Running is an activity best done in groups, or at least that's what all the cool kids are saying these days. But there's a meditative, transcendent quality to running a distance alone. Like, I wonder what Pheidippides was thinking about all of those long, lonely miles, I mean, besides, "ow ow ow ow ow ow ow...."
Which is funny because running is, by its nature, physical; maybe it's when we're embodied in the mind-free rhythmicity of running that we're freed to think Big Thoughts.

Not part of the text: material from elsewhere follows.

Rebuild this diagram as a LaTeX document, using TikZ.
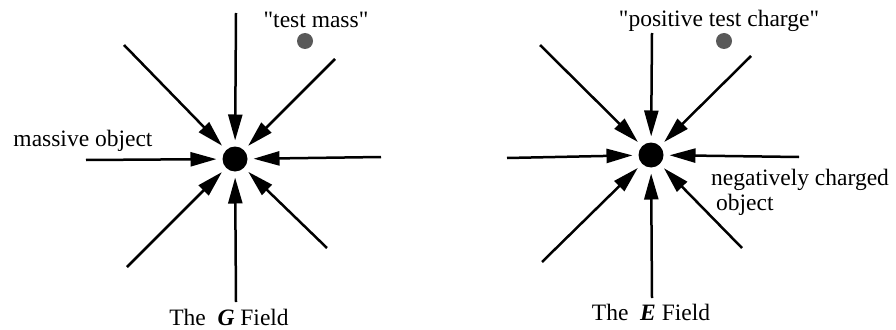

Sample: our memories are plastic, malleable, suggestible, not only can we forget, we can remember it wrong. So what happens to us when our memories become virtual and accessible - does my iPhone make me less human, more than human, or just more annoying when you're trying to engage me in a conversation? What happens to me as a person? Are you right because you say you are? What, or who, arbitrates the past? Is there a threshold at which we are no longer able to opt out of a technology, or is it a smeary continuum? When will google become self aware? Does that just mean that google googles itself? What happens when I forget? How do I forget? What happens when we can't forget? What's Whitney Houston saying when she asks how do I know if he really loves me?
Maybe gasping for air on these runs is just making me hypoxic.
Supa-Speedy Solo Cinco Que
3.25 mi. 24 min.:10 sec. 7:26 pace.
Is It Hypoxia, or Is It Memorex?
7.58 mi. 1 hr.:3 min.:56 sec. 8:26 pace.